In March, Finance Minister Colm Imbert announced that his ministry was seeking to increase the allocation of foreign exchange to the EXIMBank, to allow increased allocations to importers of essential items and to expand the foreign exchange availability to MSMEs.
“We are going to put considerably more money into those special windows at the Eximbank to allow many more of our local businesses to access foreign exchange for productive purposes,” he said, as he acknowledged the rising cost of goods and shipping caused by the Covid-19 pandemic and the Russia-Ukraine war.
Dookeran said the bank generated after-tax profit of TT$49.5 million in its financial year ended December 31 2021. That is an increase of 342 per cent over the 2020 achievement of TT$11.2 million.
He said this robust growth is due to the increased income from foreign exchange operations to TT$47.2M, as the bank ramped up forex delivery to manufacturers and importers of essential items, to execute the Government policy of providing financial support to the sectors.
“Despite relatively flat interest income year over year, net interest income still grew by 39 per cent to TT$11.3 million, as active treasury management resulted in the refinancing and paydowns of higher cost liabilities, dropping interest expense by TT$3.7 million and capitalising on the global low interest rate environment.
“Impairment expense turnaround, from a loss of TT$9.5 million to a positive write-back of TT$2.5 million, in line with the experience across the Banking sector year on year,” he said.
According to Dookeran, the forex facility for manufacturers achieved its intended objective, having acted as a catalyst for economic growth and facilitated the acquisition of much needed raw-material inputs to ensure the sustainability of the manufacturing sector.
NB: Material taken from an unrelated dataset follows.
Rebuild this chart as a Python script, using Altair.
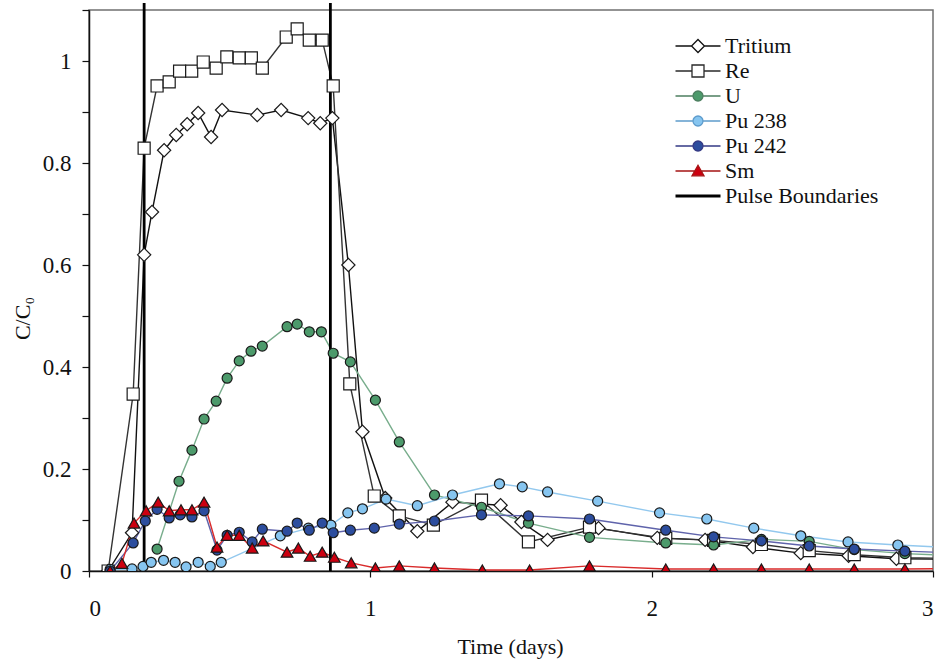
import altair as alt
import pandas as pd

# ---------------- data ----------------
SERIES = ["Tritium", "Re", "U", "Pu 238", "Pu 242", "Sm"]

tritium_t = [0.068, 0.153, 0.196, 0.224, 0.267, 0.31, 0.349, 0.388, 0.434, 0.473, 0.598, 0.683,
             0.779, 0.822, 0.865, 0.922, 0.972, 1.053, 1.167, 1.292, 1.463, 1.537, 1.63, 1.811,
             2.02, 2.19, 2.36, 2.53, 2.70, 2.87, 3.2]
tritium_v = [0.0, 0.075, 0.62, 0.704, 0.825, 0.855, 0.876, 0.898, 0.851, 0.904, 0.894, 0.904,
             0.888, 0.878, 0.888, 0.60, 0.273, 0.143, 0.078, 0.135, 0.129, 0.096, 0.061, 0.084,
             0.065, 0.061, 0.047, 0.035, 0.03, 0.024, 0.022]

re_t = [0.068, 0.157, 0.196, 0.242, 0.285, 0.322, 0.365, 0.406, 0.452, 0.49, 0.534, 0.577, 0.616,
        0.701, 0.74, 0.783, 0.829, 0.868, 0.927, 1.014, 1.103, 1.224, 1.395, 1.562, 1.779,
        2.05, 2.22, 2.39, 2.56, 2.72, 2.90, 3.2]
re_v = [0.0, 0.347, 0.829, 0.951, 0.959, 0.98, 0.98, 0.998, 0.986, 1.008, 1.006, 1.006, 0.986,
        1.047, 1.063, 1.041, 1.041, 0.951, 0.367, 0.147, 0.108, 0.09, 0.139, 0.057, 0.086,
        0.064, 0.06, 0.052, 0.04, 0.032, 0.026, 0.024]

u_t = [0.242, 0.32, 0.366, 0.409, 0.452, 0.491, 0.534, 0.576, 0.616, 0.704, 0.74, 0.783, 0.826,
       0.868, 0.929, 1.018, 1.103, 1.228, 1.395, 1.562, 1.779, 2.05, 2.22, 2.39, 2.56, 2.72,
       2.90, 3.2]
u_v = [0.043, 0.176, 0.237, 0.298, 0.333, 0.378, 0.412, 0.431, 0.441, 0.479, 0.484, 0.469, 0.469,
       0.427, 0.41, 0.335, 0.253, 0.149, 0.125, 0.094, 0.066, 0.055, 0.051, 0.062, 0.058, 0.042,
       0.034, 0.028]

pu238_t = [0.075, 0.153, 0.192, 0.221, 0.265, 0.306, 0.345, 0.388, 0.431, 0.47, 0.68, 0.78,
           0.86, 0.92, 0.972, 1.056, 1.167, 1.292, 1.459, 1.54, 1.63, 1.808, 2.028, 2.196,
           2.363, 2.53, 2.698, 2.875, 3.2]
pu238_v = [0.003, 0.004, 0.009, 0.017, 0.021, 0.017, 0.008, 0.017, 0.009, 0.017, 0.069, 0.084,
           0.09, 0.114, 0.122, 0.141, 0.128, 0.149, 0.171, 0.165, 0.155, 0.137, 0.114, 0.102,
           0.084, 0.069, 0.057, 0.051, 0.042]

pu242_t = [0.075, 0.157, 0.2, 0.242, 0.285, 0.324, 0.366, 0.409, 0.455, 0.491, 0.534, 0.58,
           0.616, 0.704, 0.74, 0.783, 0.829, 0.868, 0.929, 1.014, 1.103, 1.228, 1.395, 1.562,
           1.779, 2.05, 2.22, 2.39, 2.56, 2.72, 2.90, 3.2]
pu242_v = [0.0, 0.055, 0.098, 0.121, 0.104, 0.11, 0.106, 0.118, 0.041, 0.07, 0.076, 0.057,
           0.082, 0.078, 0.094, 0.08, 0.094, 0.075, 0.08, 0.084, 0.092, 0.098, 0.11, 0.108,
           0.102, 0.08, 0.067, 0.059, 0.049, 0.043, 0.039, 0.033]

sm_t = [0.075, 0.117, 0.16, 0.203, 0.246, 0.285, 0.327, 0.366, 0.409, 0.455, 0.491, 0.534, 0.58,
        0.619, 0.704, 0.744, 0.786, 0.829, 0.872, 0.932, 1.018, 1.103, 1.228, 1.398, 1.566,
        1.779, 2.05, 2.22, 2.39, 2.56, 2.72, 2.90, 3.2]
sm_v = [0.0, 0.015, 0.094, 0.118, 0.135, 0.118, 0.12, 0.12, 0.135, 0.047, 0.07, 0.07, 0.045,
        0.059, 0.037, 0.045, 0.029, 0.037, 0.027, 0.016, 0.006, 0.01, 0.006, 0.002, 0.002,
        0.01, 0.004, 0.004, 0.004, 0.004, 0.004, 0.004, 0.005]

PULSE_LABEL = "Pulse Boundaries"
pulse_t = [0.196, 0.858]

# axis ticks / labels
X_TICKS = [0, 1, 2, 3]
Y_TICKS = [0, 0.1, 0.2, 0.3, 0.4, 0.5, 0.6, 0.7, 0.8, 0.9, 1.0, 1.1]
Y_LABELED = ["0", "0.2", "0.4", "0.6", "0.8", "1"]

# ---------------- styling ----------------
LEGEND_ORDER = SERIES + [PULSE_LABEL]
LINE_COLORS = ["#111111", "#333333", "#78ad8c", "#92c8ee", "#5f63ab", "#d92b2b"]
MARK_FILLS = ["#ffffff", "#ffffff", "#4c9a6b", "#86c5f0", "#2c4d9e", "#cc0010"]
MARK_SHAPES = ["diamond", "square", "circle", "circle", "circle", "triangle-up"]
MARK_SIZES = [175, 145, 100, 100, 100, 135]
FONT = "Liberation Serif"

# legend symbols: line with marker (custom paths in unit coords)
LEG_PATHS = [
    "M-3.75,0H-1.08M1.08,0H3.75M0,-1.08L1.08,0L0,1.08L-1.08,0Z",
    "M-3.75,0H-1M1,0H3.75M-1,-1H1V1H-1Z",
    "M-3.75,0H-0.83M0.83,0H3.75M0.83,0A0.83,0.83 0 1,1 -0.83,0A0.83,0.83 0 1,1 0.83,0Z",
    "M-3.75,0H-0.83M0.83,0H3.75M0.83,0A0.83,0.83 0 1,1 -0.83,0A0.83,0.83 0 1,1 0.83,0Z",
    "M-3.75,0H-0.83M0.83,0H3.75M0.83,0A0.83,0.83 0 1,1 -0.83,0A0.83,0.83 0 1,1 0.83,0Z",
    "M-3.75,0H-0.6M0.6,0H3.75M0,-0.95L1,0.8L-1,0.8Z",
    "M-3.75,0H3.75",
]
LEG_FILLS = MARK_FILLS + ["transparent"]
LEG_STROKES = ["#111111", "#2a2a2a", "#4d7f60", "#5e9ccc", "#353a85", "#a51515", "#000000"]
LEG_WIDTHS = [1.3, 1.3, 1.3, 1.3, 1.3, 1.3, 2.8]

rows = []
for name, ts, vs in [("Tritium", tritium_t, tritium_v), ("Re", re_t, re_v), ("U", u_t, u_v),
                     ("Pu 238", pu238_t, pu238_v), ("Pu 242", pu242_t, pu242_v), ("Sm", sm_t, sm_v)]:
    for t, v in zip(ts, vs):
        rows.append({"series": name, "t": t, "v": v})
df = pd.DataFrame(rows)
pulse_df = pd.DataFrame({"t": pulse_t})
legend_df = pd.DataFrame({"lg": LEGEND_ORDER, "t": [0.0] * 7, "v": [0.0] * 7})

W, H = 844, 561

y_label_expr = ("indexof(" + str(Y_LABELED) + ", format(datum.value, '~g')) >= 0 ? "
                "format(datum.value, '~g') : ''")

x_enc = alt.X("t:Q", scale=alt.Scale(domain=[0, 3], nice=False, zero=False),
              axis=alt.Axis(values=X_TICKS, format="d", title="Time (days)",
                            labelPadding=31, labelBaseline="middle", labelFontSize=23,
                            titleX=421, titleY=75, titleBaseline="middle", titleAlign="center"))
y_enc = alt.Y("v:Q", scale=alt.Scale(domain=[0, 1.1], nice=False),
              axis=alt.Axis(values=Y_TICKS, labelExpr=y_label_expr, title="C/C₀",
                            labelPadding=11, labelFontSize=23, tickSize=7,
                            titleAngle=-90, titleX=-67, titleY=308,
                            titleBaseline="middle", titleAlign="center"))

lines = alt.Chart(df).mark_line(clip=True, strokeWidth=1.4).encode(
    x=x_enc, y=y_enc,
    stroke=alt.Stroke("series:N", scale=alt.Scale(domain=SERIES, range=LINE_COLORS), legend=None),
)

rules = alt.Chart(pulse_df).mark_rule(color="#000000", strokeWidth=2.8).encode(
    x=alt.X("t:Q"), y=alt.value(-7), y2=alt.value(H))

points = alt.Chart(df).mark_point(filled=True, clip=True, stroke="#1a1a1a", strokeWidth=1.2,
                                  opacity=1).encode(
    x="t:Q", y="v:Q",
    shape=alt.Shape("series:N", scale=alt.Scale(domain=SERIES, range=MARK_SHAPES), legend=None),
    fill=alt.Fill("series:N", scale=alt.Scale(domain=SERIES, range=MARK_FILLS), legend=None),
    size=alt.Size("series:N", scale=alt.Scale(type="ordinal", domain=SERIES, range=MARK_SIZES),
                  legend=None),
)

leg = alt.Legend(title=None, orient="none", legendX=598, legendY=25, symbolSize=144,
                 labelFont=FONT, labelFontSize=22, labelColor="#111111", labelOffset=16,
                 rowPadding=3, padding=0, labelLimit=400, symbolOpacity=1)

legend_layer = alt.Chart(legend_df).transform_filter("false").mark_point(
    filled=True, opacity=1).encode(
    x="t:Q", y="v:Q",
    shape=alt.Shape("lg:N", scale=alt.Scale(domain=LEGEND_ORDER, range=LEG_PATHS), legend=leg),
    fill=alt.Fill("lg:N", scale=alt.Scale(domain=LEGEND_ORDER, range=LEG_FILLS), legend=leg),
    stroke=alt.Stroke("lg:N", scale=alt.Scale(domain=LEGEND_ORDER, range=LEG_STROKES), legend=leg),
    strokeWidth=alt.StrokeWidth("lg:N", scale=alt.Scale(type="ordinal", domain=LEGEND_ORDER,
                                                        range=LEG_WIDTHS), legend=leg),
)

chart = alt.layer(lines, rules, points, legend_layer).resolve_scale(
    stroke="independent", fill="independent", shape="independent",
    strokeWidth="independent", size="independent",
).properties(
    width=W, height=H,
    autosize=alt.AutoSizeParams(type="none"),
    padding={"left": 89, "top": 10, "right": 9, "bottom": 90},
    background="white",
).configure(font=FONT).configure_view(stroke="#707070", strokeWidth=1.5).configure_axis(
    grid=False, domainColor="#111111", domainWidth=1.5, tickColor="#111111", tickSize=6,
    tickWidth=1.2, labelFont=FONT, labelColor="#111111", titleFont=FONT,
    titleFontSize=22, titleFontWeight="normal", titleColor="#111111",
).configure_legend(labelFont=FONT)

chart.save("out.html", embed_options={"renderer": "svg", "actions": False})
“Forex absorption capacity remained high within key segments, notably, food and beverage, building and construction, plastics and packaging, and furniture and appliances.”
He underscored that it is important for State enterprises to deliver on their mandate and generate profits.
“We transformed the EXIMBank in this way now and made it profitable. Now as I told you, I don’t want you to go back and watch all the past statements. So I’ll say it fast that there were losses in the past. The reason for that is that, at the time, decades ago, the institution was delivering on its social mandate and taking on risks that a commercial bank would not take on.
“The good thing now is with our profits, we’re now covering back all of those losses and settling ourselves out now to actually be able to deploy more funds back into the market with the profits. The profits are being reinvested back into business investments. But, the losses, I won’t say there is anybody to blame for that, it’s just a social mandate of letting high risk companies, that’s what happens,” he stated.
He attributed the performance and profitability to his hard working team of just over 40 employees, driven by chief operations officer Josephine Ible and chief financial officer Anthony Mohammed.
On the loans side of the bank’s operations the CEO said apart from their impaired legacy portfolio, which they have addressed already, much of the losses that the bank took in 2019 involved covering all those legacy elements.
“So, we don’t have more losses to take on. We have a portfolio of performing companies and we have not had, over the pandemic period, any degradation in credit quality. So, I’m quite happy about that from a bank point of view... The key message there is that the profits that we made, for now, are being reinvested back into companies to do business investment and since 2020 the bank has not had issues with companies not repaying loans.”
Furthermore, he said if a client wants to borrow money from the bank, it requests the same collateral that a standard commercial bank would ask for.
“Real estate, tangible security, cash or something like that. So, that is how we corrected the credit portfolio. The thing is we’re only looking for collateralised lending.”